Last time I got a little bit philosophical about the crafted object. Perhaps the best way to explain what we and other craft’s people like us are doing is through analogy. Consider the difference between theatre and film. They’re superficially the same thing; telling a story to an audience using a script and actors. Film freezes the moment forever. The director’s vision and the actor’s performances are locked, but the film can be repeated almost indefinitely across a wide audience. By contrast, theatre can have the same actors performing the same play in the same theatre night after night, yet each performance is unique. Theatre actors are constantly re-thinking their roles and testing new interpretations. They are also responding to the audience on the night. The director has the opportunity to make changes as the season progresses. Theatre is dynamic and responsive.
This is how we and all craft based designer/makers approach furniture making. Craft is live theatre with all the risks and excitement that this entails. Think of the best film experience you ever had. Now compare it to the best theatre experience you have ever had. I hesitate to suggest that one experience is better than the other, but they are surprisingly different experiences for what should be essentially the same thing.
There’s a sense of participation in theatre that film lacks. Seeing Sir Laurence Olivier in the film version of Richard III is a very different proposition to having seen him play the same role in The Old Vic. Not that I had that pleasure, or was even alive at the time.
The point is, people respond to theatre and crafted objects in a way that differs from film and manufactured items.
We’ve had clients who both own the same design arguing over who’s example was better. Naturally, from a design perspective, they’re identical, but from an interpretation perspective and personal involvement perspective, they’ll be different. Whatever the case, those clients have developed a relationship with their piece that holds particular value to them. If they swapped their Cascade rocker with someone else’s Cascade rocker, it just wouldn’t be the same object.
We‘ve recently launched a chair kit for enthusiasts to make in their own workshop. The kit contains all the parts for a dining chair in premium Victorian blackwood, along with some pretty comprehensive instructions. You need to be a reasonably competent woodworker to make the kit, but it is not prohibitively complex.

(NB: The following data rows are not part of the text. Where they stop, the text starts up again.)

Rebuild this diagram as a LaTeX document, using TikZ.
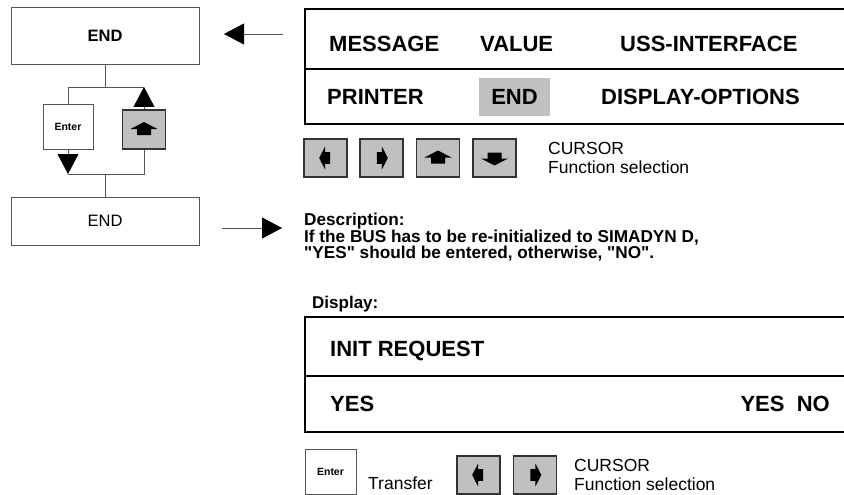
\documentclass[tikz,border=0pt]{standalone}
\usepackage{fontspec}
\setmainfont{Liberation Sans}
\usetikzlibrary{arrows.meta}

\definecolor{keygray}{RGB}{192,192,192}
\definecolor{linegray}{RGB}{85,85,85}

\tikzset{
  menubox/.style={draw=linegray, line width=0.9pt, minimum width=188pt, inner sep=0pt},
  keybox/.style={draw=black!80, line width=1.2pt, fill=keygray, minimum width=43pt, minimum height=38pt, inner sep=0pt},
  enterbox/.style={draw=linegray, line width=0.9pt, fill=white, inner sep=0pt,
    font=\fontsize{10.5}{12}\selectfont\bfseries},
  disptext/.style={anchor=west, inner sep=0pt, font=\fontsize{22}{26}\selectfont\bfseries},
  helptext/.style={anchor=north west, inner sep=0pt, align=left, font=\fontsize{17.5}{19}\selectfont},
  dispframe/.style={line width=1.8pt},
  flow/.style={draw=linegray, line width=0.9pt},
  bigtip/.style={-{Triangle[length=20pt,width=21pt,color=black]}},
  keyarrow/.pic={\fill (0,-7.5) -- (13.5,-0.5) -- (7,-0.5) -- (7,5.5) -- (-7,5.5) -- (-7,-0.5) -- (-13.5,-0.5) -- cycle;}
}

\begin{document}
\begin{tikzpicture}[x=1pt, y=-1pt]

    \useasboundingbox (0,0) rectangle (844,495);
    \clip (0,0) rectangle (844,495);

    % Menu flow on the left
    \node[menubox, minimum height=57pt, font=\fontsize{16.5}{18}\selectfont\bfseries] (topend) at (105,35.5) {END};
    \node[menubox, minimum height=48pt, font=\fontsize{16.5}{18}\selectfont] (botend) at (105,221) {END};
    \node[enterbox, minimum width=50pt, minimum height=45pt] (enterkey) at (68,126.5) {Enter};
    \node[keybox, minimum height=39pt] (upkey) at (144,129.5) {};
    \pic at (upkey) {keyarrow};

    \coordinate (split) at (105,87);
    \coordinate (join) at (105,174);
    \draw[flow] (topend.south) -- (split);
    \draw[flow] (enterkey.north) |- (upkey.north |- split);
    \draw[flow, bigtip] (upkey.north) -- (upkey.north |- split);
    \draw[flow, bigtip] (enterkey.south) -- (enterkey.south |- join);
    \draw[flow] (enterkey.south |- join) -| (upkey.south);
    \draw[flow] (join) -- (botend.north);

    % Arrows to the texts
    \coordinate (fromdisp) at (283,34);
    \coordinate (intoend) at (224,34);
    \coordinate (fromend) at (222,228);
    \coordinate (intodescr) at (282,228);
    \draw[flow, bigtip] (fromdisp) -- (intoend);
    \draw[flow, bigtip] (fromend) -- (intodescr);

    % Menu display
    \draw[dispframe] (305,9) rectangle (870,124);
    \draw[dispframe] (305,69) -- (870,69);
    \node[disptext] (message) at (329,44) {MESSAGE};
    \node[disptext] (value) at (480,44) {VALUE};
    \node[disptext] (uss) at (620,44) {USS-INTERFACE};
    \node[disptext] (printer) at (327,97) {PRINTER};
    \node[fill=keygray, minimum width=71pt, minimum height=38pt, inner sep=0pt,
          font=\fontsize{22}{26}\selectfont\bfseries] (endsel) at (514.5,97) {END};
    \node[disptext] (dispopt) at (601,97) {DISPLAY-OPTIONS};

    % Cursor keys
    \node[keybox] (kleft) at (325.5,158) {};
    \node[keybox] (kright) at (381.5,158) {};
    \node[keybox] (kup) at (438,158) {};
    \node[keybox] (kdown) at (494.5,158) {};
    \pic[rotate=90, scale=0.85] at (kleft) {keyarrow};
    \pic[rotate=-90, scale=0.85] at (kright) {keyarrow};
    \pic at (kup) {keyarrow};
    \pic[rotate=180] at (kdown) {keyarrow};
    \node[helptext] (cursor) at (548,141.7) {CURSOR\\Function selection};

    % Description
    \node[anchor=north west, inner sep=0pt, align=left, font=\fontsize{17.2}{16}\selectfont\bfseries]
      (descr) at (304,212.5)
      {Description:\\If the BUS has to be re-initialized to SIMADYN D,\\\textquotedbl YES\textquotedbl{} should be entered, otherwise, \textquotedbl NO\textquotedbl.};
    \node[anchor=base west, inner sep=0pt, font=\fontsize{17}{19}\selectfont\bfseries] (display) at (312,308) {Display:};

    % Request display
    \draw[dispframe] (305,317) rectangle (870,432);
    \draw[dispframe] (305,376) -- (870,376);
    \node[disptext] (initreq) at (330,351) {INIT REQUEST};
    \node[disptext] (yes) at (330,404) {YES};
    \node[disptext, anchor=east] (yesno) at (830,404) {YES\ \ NO};

    % Keys below
    \node[enterbox, minimum width=51pt, minimum height=45pt] (enterbot) at (330.5,471.5) {Enter};
    \node[anchor=west, inner sep=0pt, font=\fontsize{17.5}{19}\selectfont] (transfer) at (368,483) {Transfer};
    \node[keybox] (bleft) at (478.5,475) {};
    \node[keybox] (bright) at (535,475) {};
    \pic[rotate=90, scale=0.85] at (bleft) {keyarrow};
    \pic[rotate=-90, scale=0.85] at (bright) {keyarrow};
    \node[helptext] (cursorbot) at (574,458.7) {CURSOR\\Function selection};

\end{tikzpicture}
\end{document}
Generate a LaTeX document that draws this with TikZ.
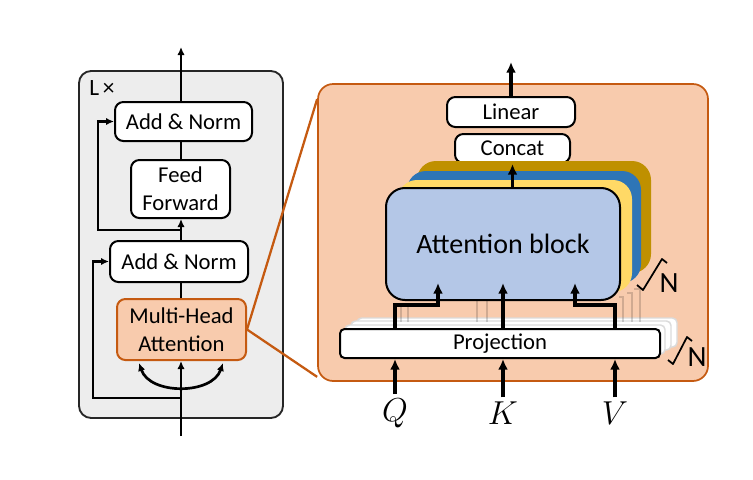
\documentclass[tikz,border=0pt]{standalone}
\usepackage{fontspec}
\setmainfont{Carlito}
\usetikzlibrary{positioning, arrows.meta, calc}

\definecolor{mhafill}{HTML}{F8CBAD}
\definecolor{mhaedge}{HTML}{C55A11}
\definecolor{attnblue}{HTML}{B4C7E7}
\definecolor{layeryellow}{HTML}{FFD966}
\definecolor{layerblue}{HTML}{2E75B6}
\definecolor{layergold}{HTML}{BF9000}
\definecolor{panelgray}{HTML}{EDEDED}

\begin{document}
\begin{tikzpicture}[x=0.75pt, y=-0.75pt, >=Latex]

\tikzset{
  block/.style={
    rectangle, rounded corners=2.2mm,
    draw, line width=1.5pt, fill=white, align=center,
    inner sep=2pt, font=\fontsize{17}{21}\selectfont
  },
  mhablock/.style={block, draw=mhaedge, fill=mhafill},
  panel/.style={
    rectangle, rounded corners=3.2mm,
    draw=black!85, line width=1.4pt, fill=panelgray
  },
  zoompanel/.style={
    rectangle, rounded corners=4mm,
    draw=mhaedge, line width=1.3pt, fill=mhafill
  },
  layer/.style={rectangle, rounded corners=5mm, minimum width=175.5pt, minimum height=84pt},
  projghost/.style={
    rectangle, rounded corners=1.2mm, draw=black!14, line width=1.1pt,
    fill=white, minimum width=240pt, minimum height=21.75pt
  },
  flow/.style={-{Latex[length=6pt,width=5.5pt]}, line width=2pt},
  dualflow/.style={{Latex[length=6pt,width=5.5pt]}-{Latex[length=6pt,width=5.5pt]}, line width=2pt},
  plain/.style={line width=2pt},
  bigflow/.style={-{Latex[length=8pt,width=7.5pt]}, line width=2.7pt},
  zoomline/.style={draw=mhaedge, line width=1.7pt},
  ghost/.style={draw=black, opacity=0.16, line width=2pt},
  bracket/.style={line width=1.3pt, line join=round},
  inlabel/.style={inner sep=3pt, font=\fontsize{23}{26}\selectfont}
}

\useasboundingbox (0,0) rectangle (753,479);

% ==========================
% Encoder layer (left)
% ==========================
\node[panel, minimum width=153pt, minimum height=260.25pt] (lpanel) at (181,244.5) {};
\node[anchor=west, inner sep=0pt, font=\fontsize{17.5}{20}\selectfont] (ltimes) at (89,88) {L\,×};

\node[block, minimum width=102.75pt, minimum height=29.25pt] (an1) at (183.5,121.5) {Add \& Norm};
\node[block, minimum width=74.25pt, minimum height=43.5pt] (ff) at (180.5,189) {Feed\\Forward};
\node[block, minimum width=103.5pt, minimum height=30.75pt] (an2) at (179,261.5) {Add \& Norm};
\node[mhablock, minimum width=96.75pt, minimum height=45.75pt] (mha) at (181.5,329.5) {Multi-Head\\Attention};

\coordinate (in1) at (181,436);
\coordinate (out1) at (181,47);
\coordinate (res1) at (181,398);
\coordinate (res2) at (181,230);
\coordinate (arcl) at (139,363);
\coordinate (arcr) at (223,363);

\draw[flow] (in1) -- (in1 |- mha.south);
\draw[dualflow] (arcl) .. controls +(11,32) and +(-11,32) .. (arcr);
\draw[flow] (res1) -- ++(-88,0) |- (an2.west);
\draw[plain] (mha.north -| in1) -- (an2.south -| in1);
\draw[flow] (an2.north -| in1) -- (ff.south -| in1);
\draw[flow] (res2) -- ++(-83,0) |- (an1.west);
\draw[plain] (ff.north -| in1) -- (an1.south -| in1);
\draw[flow] (an1.north -| in1) -- (out1);

% ==========================
% Multi-head attention (right)
% ==========================
\node[zoompanel, minimum width=292.5pt, minimum height=222.75pt] (rpanel) at (513,232.5) {};

\draw[zoomline] (mha.east) -- ($(rpanel.north west)+(0,16)$);
\draw[zoomline] (mha.east) -- ($(rpanel.south west)+(0,-5)$);

\node[block, minimum width=96pt, minimum height=22.5pt] (linear) at (511,112) {Linear};
\node[block, minimum width=86.25pt, minimum height=21.75pt] (concat) at (512.5,148.5) {Concat};

% stacked heads
\coordinate (attnpos) at (503,244);
\node[layer, fill=layergold] (head3) at ($(attnpos)+(31,-27)$) {};
\node[layer, fill=layerblue] (head2) at ($(attnpos)+(21,-17)$) {};
\node[layer, fill=layeryellow] (head1) at ($(attnpos)+(12,-8)$) {};
\node[block, rounded corners=5mm, fill=attnblue, minimum width=175.5pt, minimum height=84pt,
      font=\fontsize{21}{25}\selectfont] (attn) at (attnpos) {Attention block};

% stacked projections
\coordinate (projpos) at (500,343.5);
\foreach \dx/\dy in {17/-11, 11/-8, 5/-4} {
  \node[projghost] at ($(projpos)+(\dx,\dy)$) {};
}
\node[block, rounded corners=1.2mm, minimum width=240pt, minimum height=21.75pt] (proj) at (projpos) {Projection};

% faded links of the back heads
\draw[ghost] (401,322) -- (401,307);
\draw[ghost] (408,322) -- (408,304);
\draw[ghost] (477,322) -- (477,301);
\draw[ghost] (487,322) -- (487,301);
\draw[ghost] (623,322) -- (623,297) -- (619,297);
\draw[ghost] (632,322) -- (632,293) -- (627,293);
\draw[ghost] (640,322) -- (640,289) -- (634,289);

\node[inlabel] (qin) at (395,413) {$Q$};
\node[inlabel] (kin) at (503,413) {$K$};
\node[inlabel] (vin) at (615,413) {$V$};

\draw[bigflow] (qin.north) -- (qin.north |- proj.south);
\draw[bigflow] (kin.north) -- (kin.north |- proj.south);
\draw[bigflow] (vin.north) -- (vin.north |- proj.south);

\draw[bigflow] (qin |- proj.north) -- ++(0,-23) -| ($(attn.south)+(-65,-18)$);
\draw[bigflow] (kin |- proj.north) -- ($(attn.south)+(0,-18)$);
\draw[bigflow] (vin |- proj.north) -- ++(0,-23) -| ($(attn.south)+(72,-18)$);

\draw[bigflow] (concat.south |- attn.north) -- (concat.south);
\coordinate (out2) at (511,62);
\draw[bigflow] (linear.north) -- (out2);

% N copies
\draw[bracket] (637,285) -- (643,290) -- (662,259) -- (667,263);
\node[font=\fontsize{22}{25}\selectfont, inner sep=0pt] (nheads) at (669,283) {N};
\draw[bracket] (668,360) -- (673,364) -- (687,337) -- (692,341);
\node[font=\fontsize{22}{25}\selectfont, inner sep=0pt] (nproj) at (697,357) {N};

\end{tikzpicture}
\end{document}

Anyway, I asked my three craftsmen, Dan, Alex and Rolf to each take a kit chair and to personalize it. The object of the exercise was to photograph the different results in order to show prospective buyers how they could take the basic design, change a few details and personalize the chair.
I had the three different chairs in my showroom lined up waiting to be photographed. My daughter, Anya, aged 14, came in to the showroom and looked at the chairs. “Dad, what are they for” she asked?
I explained the idea behind them. Then I asked her to tell me which of my craftsman she thought might have made which chair. With hardly any hesitation, she pointed to each chair in turn and correctly guessed the maker. Callum, my 16 year old son, came in five minutes later and we had exactly the same conversation. He was also correct.
This is not a story about parental pride, although there is a bit of that going on, but rather a story about the power of craft. Dan, Alex and Rolf had used their own personal suite of techniques and aesthetic sensitivity to add a recognizable little “something” to their own chair. The chairs were essentially identical in abstract quality terms, but I bet that everyone who sees those chairs will have his or her favorite.
By the way, the kids both picked their favorite chair of the three, and they both picked the same chair. I can’t say whose chair they picked because it might just cause a riot back at the workshop.